## DESCRIPTION OF THE TASK
Take the lines from the top down to and including the one with "width=162pt,minimum height=93pt] (sdlog)" and repeat them exactly. Omit images.

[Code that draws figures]
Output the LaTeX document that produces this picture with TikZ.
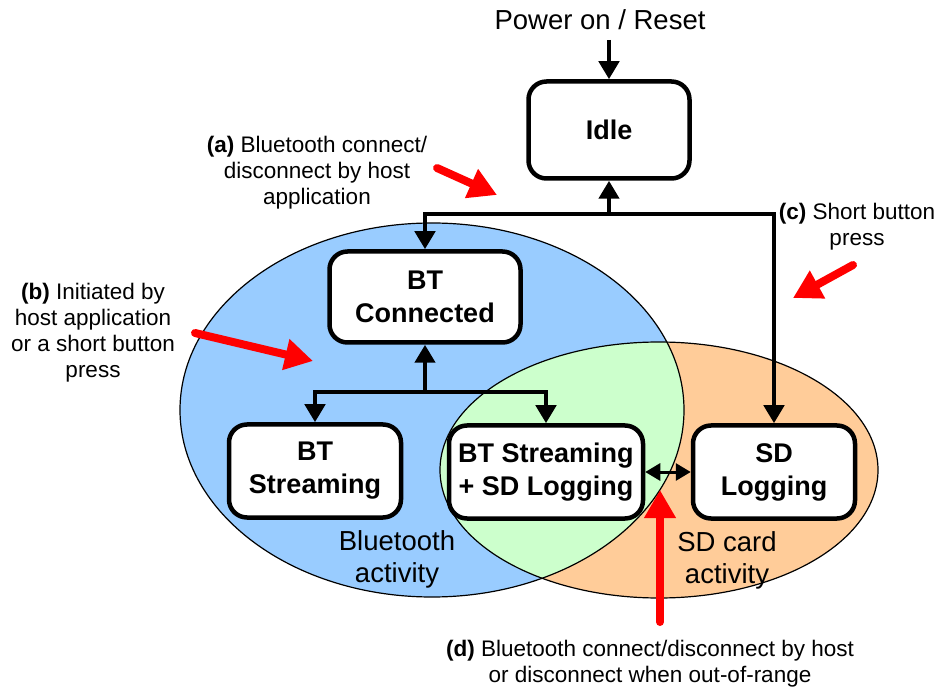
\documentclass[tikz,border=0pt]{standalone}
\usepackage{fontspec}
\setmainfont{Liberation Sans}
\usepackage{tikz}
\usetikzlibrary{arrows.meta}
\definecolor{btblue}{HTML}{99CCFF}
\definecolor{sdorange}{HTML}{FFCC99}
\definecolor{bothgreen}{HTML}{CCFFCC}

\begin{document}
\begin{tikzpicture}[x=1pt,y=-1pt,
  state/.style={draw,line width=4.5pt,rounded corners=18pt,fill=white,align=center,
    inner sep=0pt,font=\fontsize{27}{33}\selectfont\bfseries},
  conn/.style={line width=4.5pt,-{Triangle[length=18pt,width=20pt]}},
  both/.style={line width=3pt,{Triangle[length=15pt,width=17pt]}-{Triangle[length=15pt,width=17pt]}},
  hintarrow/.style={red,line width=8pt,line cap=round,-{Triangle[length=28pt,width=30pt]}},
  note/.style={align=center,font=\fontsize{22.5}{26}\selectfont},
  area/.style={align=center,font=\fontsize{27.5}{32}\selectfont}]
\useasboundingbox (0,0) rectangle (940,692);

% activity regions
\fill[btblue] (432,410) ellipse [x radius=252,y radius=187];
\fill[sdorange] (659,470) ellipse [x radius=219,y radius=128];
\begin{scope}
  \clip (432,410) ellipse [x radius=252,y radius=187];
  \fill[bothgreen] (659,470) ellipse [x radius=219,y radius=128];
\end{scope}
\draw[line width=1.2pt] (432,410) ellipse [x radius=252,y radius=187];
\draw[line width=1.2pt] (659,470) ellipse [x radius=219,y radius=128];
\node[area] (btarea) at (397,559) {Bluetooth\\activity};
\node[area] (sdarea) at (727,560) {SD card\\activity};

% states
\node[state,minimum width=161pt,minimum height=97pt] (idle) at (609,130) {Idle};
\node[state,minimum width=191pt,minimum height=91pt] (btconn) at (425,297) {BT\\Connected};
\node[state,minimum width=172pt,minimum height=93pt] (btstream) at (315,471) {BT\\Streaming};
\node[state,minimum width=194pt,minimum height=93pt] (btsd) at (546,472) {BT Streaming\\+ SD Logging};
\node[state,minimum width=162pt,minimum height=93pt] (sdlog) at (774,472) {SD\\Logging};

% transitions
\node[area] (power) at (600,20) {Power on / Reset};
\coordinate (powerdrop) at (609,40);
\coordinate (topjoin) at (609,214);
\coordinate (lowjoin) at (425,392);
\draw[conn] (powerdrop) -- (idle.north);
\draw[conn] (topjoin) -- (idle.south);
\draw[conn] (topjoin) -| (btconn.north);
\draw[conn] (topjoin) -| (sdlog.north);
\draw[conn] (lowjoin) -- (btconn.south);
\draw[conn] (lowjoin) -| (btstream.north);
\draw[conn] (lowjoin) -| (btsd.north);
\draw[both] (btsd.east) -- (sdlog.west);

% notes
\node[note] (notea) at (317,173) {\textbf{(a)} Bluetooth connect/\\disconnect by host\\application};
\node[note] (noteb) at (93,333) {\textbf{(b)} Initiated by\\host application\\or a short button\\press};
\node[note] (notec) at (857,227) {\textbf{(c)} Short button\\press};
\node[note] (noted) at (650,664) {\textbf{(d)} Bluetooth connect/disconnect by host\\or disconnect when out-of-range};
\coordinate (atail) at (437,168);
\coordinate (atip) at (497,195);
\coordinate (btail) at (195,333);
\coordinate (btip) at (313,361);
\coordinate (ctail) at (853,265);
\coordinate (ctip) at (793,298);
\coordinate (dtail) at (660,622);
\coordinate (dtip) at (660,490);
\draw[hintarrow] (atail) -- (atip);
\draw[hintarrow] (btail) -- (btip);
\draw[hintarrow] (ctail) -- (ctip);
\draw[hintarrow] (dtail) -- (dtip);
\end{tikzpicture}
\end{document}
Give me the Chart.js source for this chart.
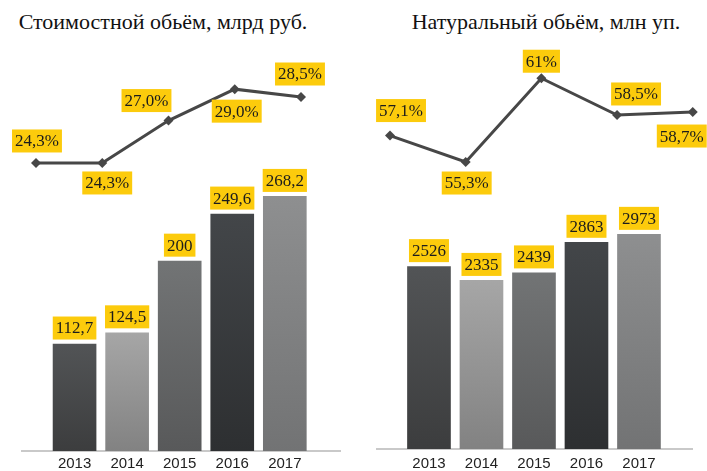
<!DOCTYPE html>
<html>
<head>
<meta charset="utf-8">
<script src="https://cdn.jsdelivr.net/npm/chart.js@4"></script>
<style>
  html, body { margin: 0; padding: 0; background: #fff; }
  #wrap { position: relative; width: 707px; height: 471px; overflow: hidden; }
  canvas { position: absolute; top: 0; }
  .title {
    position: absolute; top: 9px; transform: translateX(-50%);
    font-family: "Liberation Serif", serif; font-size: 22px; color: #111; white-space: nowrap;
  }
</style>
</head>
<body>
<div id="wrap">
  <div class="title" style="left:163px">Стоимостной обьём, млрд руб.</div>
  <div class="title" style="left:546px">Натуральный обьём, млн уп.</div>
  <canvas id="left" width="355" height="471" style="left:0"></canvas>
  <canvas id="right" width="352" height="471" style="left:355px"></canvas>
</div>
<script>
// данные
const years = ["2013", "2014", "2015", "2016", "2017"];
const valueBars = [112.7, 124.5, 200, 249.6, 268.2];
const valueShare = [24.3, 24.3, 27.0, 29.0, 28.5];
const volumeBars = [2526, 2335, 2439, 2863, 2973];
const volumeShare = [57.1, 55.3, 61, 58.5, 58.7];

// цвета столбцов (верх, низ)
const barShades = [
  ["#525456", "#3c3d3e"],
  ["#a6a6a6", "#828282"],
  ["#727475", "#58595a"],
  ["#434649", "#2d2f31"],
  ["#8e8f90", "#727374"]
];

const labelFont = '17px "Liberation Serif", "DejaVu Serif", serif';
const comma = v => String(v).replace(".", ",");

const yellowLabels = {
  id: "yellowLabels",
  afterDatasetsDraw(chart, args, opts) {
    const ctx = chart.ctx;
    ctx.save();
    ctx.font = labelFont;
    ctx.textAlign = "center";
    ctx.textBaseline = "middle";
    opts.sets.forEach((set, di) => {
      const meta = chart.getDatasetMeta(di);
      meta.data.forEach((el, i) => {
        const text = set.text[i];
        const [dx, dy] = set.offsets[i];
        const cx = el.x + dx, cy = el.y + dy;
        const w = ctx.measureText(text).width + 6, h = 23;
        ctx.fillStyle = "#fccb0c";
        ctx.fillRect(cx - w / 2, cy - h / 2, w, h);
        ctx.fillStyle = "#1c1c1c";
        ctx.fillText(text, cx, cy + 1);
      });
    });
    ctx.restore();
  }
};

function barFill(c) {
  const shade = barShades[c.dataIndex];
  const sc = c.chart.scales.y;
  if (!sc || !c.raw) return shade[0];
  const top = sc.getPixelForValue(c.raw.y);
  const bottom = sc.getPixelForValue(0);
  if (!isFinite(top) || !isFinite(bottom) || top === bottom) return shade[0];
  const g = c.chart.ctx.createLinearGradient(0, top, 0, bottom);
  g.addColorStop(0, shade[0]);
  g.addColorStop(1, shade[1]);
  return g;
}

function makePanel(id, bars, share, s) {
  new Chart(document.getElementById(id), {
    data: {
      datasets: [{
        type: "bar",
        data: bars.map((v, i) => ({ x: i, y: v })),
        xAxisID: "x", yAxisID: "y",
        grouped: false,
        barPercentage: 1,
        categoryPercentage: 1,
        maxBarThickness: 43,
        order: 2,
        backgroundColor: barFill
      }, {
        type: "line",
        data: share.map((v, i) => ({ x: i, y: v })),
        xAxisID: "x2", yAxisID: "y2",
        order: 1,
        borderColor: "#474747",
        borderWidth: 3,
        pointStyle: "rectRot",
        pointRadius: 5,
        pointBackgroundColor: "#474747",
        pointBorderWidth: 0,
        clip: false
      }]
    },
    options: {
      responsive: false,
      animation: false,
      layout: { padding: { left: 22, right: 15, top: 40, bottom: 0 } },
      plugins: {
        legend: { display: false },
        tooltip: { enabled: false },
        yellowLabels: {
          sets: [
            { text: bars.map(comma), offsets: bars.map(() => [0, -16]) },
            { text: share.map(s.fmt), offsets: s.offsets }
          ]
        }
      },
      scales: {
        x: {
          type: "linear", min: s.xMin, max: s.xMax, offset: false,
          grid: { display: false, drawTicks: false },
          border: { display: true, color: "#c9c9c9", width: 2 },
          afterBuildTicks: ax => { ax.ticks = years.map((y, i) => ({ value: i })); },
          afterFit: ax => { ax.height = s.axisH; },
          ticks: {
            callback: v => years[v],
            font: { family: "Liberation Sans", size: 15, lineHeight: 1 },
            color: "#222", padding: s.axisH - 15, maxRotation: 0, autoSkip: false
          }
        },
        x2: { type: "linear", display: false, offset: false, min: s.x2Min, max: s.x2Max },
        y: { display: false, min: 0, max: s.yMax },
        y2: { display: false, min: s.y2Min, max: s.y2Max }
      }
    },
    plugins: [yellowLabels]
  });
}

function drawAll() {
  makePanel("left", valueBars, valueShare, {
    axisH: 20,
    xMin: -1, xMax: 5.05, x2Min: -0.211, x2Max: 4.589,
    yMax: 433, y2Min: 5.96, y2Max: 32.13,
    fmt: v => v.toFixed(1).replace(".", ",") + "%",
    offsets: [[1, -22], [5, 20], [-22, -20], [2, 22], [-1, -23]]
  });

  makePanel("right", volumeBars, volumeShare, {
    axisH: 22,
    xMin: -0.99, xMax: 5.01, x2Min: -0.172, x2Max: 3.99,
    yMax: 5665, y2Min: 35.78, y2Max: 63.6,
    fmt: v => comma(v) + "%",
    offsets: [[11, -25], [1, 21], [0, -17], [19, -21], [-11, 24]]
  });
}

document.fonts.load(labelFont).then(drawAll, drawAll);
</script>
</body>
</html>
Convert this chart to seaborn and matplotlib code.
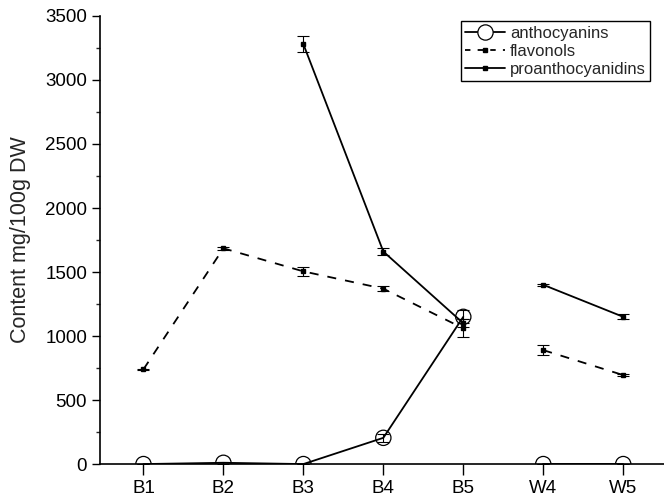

## FINISHED EXERCISE
Output the LaTeX document that produces this picture with TikZ.
\documentclass[tikz,border=0pt]{standalone}
\usepackage{fontspec}
\setmainfont{Liberation Sans}
\usepackage{tikz}
\usetikzlibrary{arrows.meta}
\definecolor{btblue}{HTML}{99CCFF}
\definecolor{sdorange}{HTML}{FFCC99}
\definecolor{bothgreen}{HTML}{CCFFCC}

\begin{document}
\begin{tikzpicture}[x=1pt,y=-1pt,
  state/.style={draw,line width=4.5pt,rounded corners=18pt,fill=white,align=center,
    inner sep=0pt,font=\fontsize{27}{33}\selectfont\bfseries},
  conn/.style={line width=4.5pt,-{Triangle[length=18pt,width=20pt]}},
  both/.style={line width=3pt,{Triangle[length=15pt,width=17pt]}-{Triangle[length=15pt,width=17pt]}},
  hintarrow/.style={red,line width=8pt,line cap=round,-{Triangle[length=28pt,width=30pt]}},
  note/.style={align=center,font=\fontsize{22.5}{26}\selectfont},
  area/.style={align=center,font=\fontsize{27.5}{32}\selectfont}]
\useasboundingbox (0,0) rectangle (940,692);

% activity regions
\fill[btblue] (432,410) ellipse [x radius=252,y radius=187];
\fill[sdorange] (659,470) ellipse [x radius=219,y radius=128];
\begin{scope}
  \clip (432,410) ellipse [x radius=252,y radius=187];
  \fill[bothgreen] (659,470) ellipse [x radius=219,y radius=128];
\end{scope}
\draw[line width=1.2pt] (432,410) ellipse [x radius=252,y radius=187];
\draw[line width=1.2pt] (659,470) ellipse [x radius=219,y radius=128];
\node[area] (btarea) at (397,559) {Bluetooth\\activity};
\node[area] (sdarea) at (727,560) {SD card\\activity};

% states
\node[state,minimum width=161pt,minimum height=97pt] (idle) at (609,130) {Idle};
\node[state,minimum width=191pt,minimum height=91pt] (btconn) at (425,297) {BT\\Connected};
\node[state,minimum width=172pt,minimum height=93pt] (btstream) at (315,471) {BT\\Streaming};
\node[state,minimum width=194pt,minimum height=93pt] (btsd) at (546,472) {BT Streaming\\+ SD Logging};
\node[state,minimum width=162pt,minimum height=93pt] (sdlog) at (774,472) {SD\\Logging};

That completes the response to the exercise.